I have invested to educate myself and learn respect and culture so that I will not be alienated from a world I’ve never experienced first hand anyway.  I’m scared that Bryn Mawr will teach me the fancy words like Ebonics, and be able to give me the resources to respect it at a surface level.  But I need more of an education than that, I need to be able to talk about it and relate without coming off as elitist by trying too hard to be politically correct to my own friends.

I’ve realized that I need to take Bryn Mawr head on, and use the amazing opportunities I’m provided with to break free of my class boundaries.  I don’t have to create tension by allowing restrictions to create alienation.  Rather than blame Bryn Mawr for its history and the easy ability to follow in those footsteps, I need to defy them. I refuse to be so estranged that if and when I stand up in front of the blackboard, I can teach my students things that will matter to them, since it matters to me and because they respect me because I understand and respect them. 

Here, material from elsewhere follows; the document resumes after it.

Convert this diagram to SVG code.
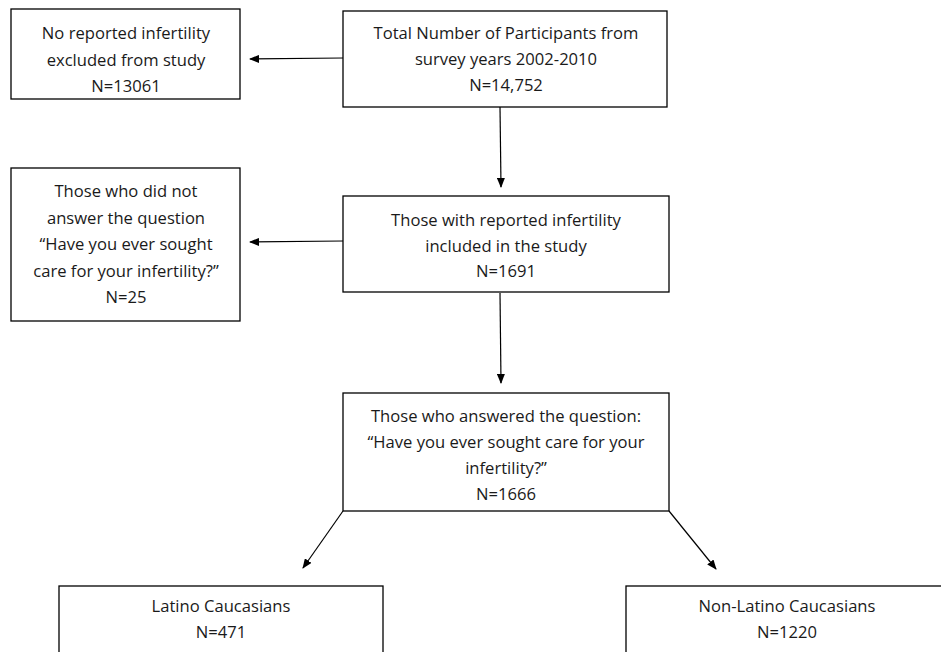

I want Bryn Mawr to empower me.  I want to be a Bryn Mawr woman.  For my degree to symbolize not a superior education, but an education that allows me to challenge, and discover myself not only as a learner, but as a complete human being.

 

 

Comments

jccohen's picture

lissiem, You name hard

lissiem,

You name hard questions and challenges here (and name the ways in which even naming them is complex!), and do so in a bold and, as you say, raw way that for me makes this an emotionally as well as intellectually compelling piece.  Your use of the word "empowerment" highlights the ambiguity of that term, especially in light of:  empowerment as and for what purposes, and as and for whom/what human beings?  I am thinking that Bryn Mawr shapes you--and all of us who live and work there--and at the same time you/we shape Bryn Mawr, and these two things are happening simultaneously, so seeing it this way isn't a simple answer but a recognition of energy going in both directions and of how crucial it is to stay aware, alert, active.  I read this letter as a testament to and an example of that.  The statement, "I've realized that I need to take Bryn Mawr head-on...to break free of my class boundaries" is a powerful one.  What does it mean to "break free" and what does this have to do with the kind of empowerment you end by embracing?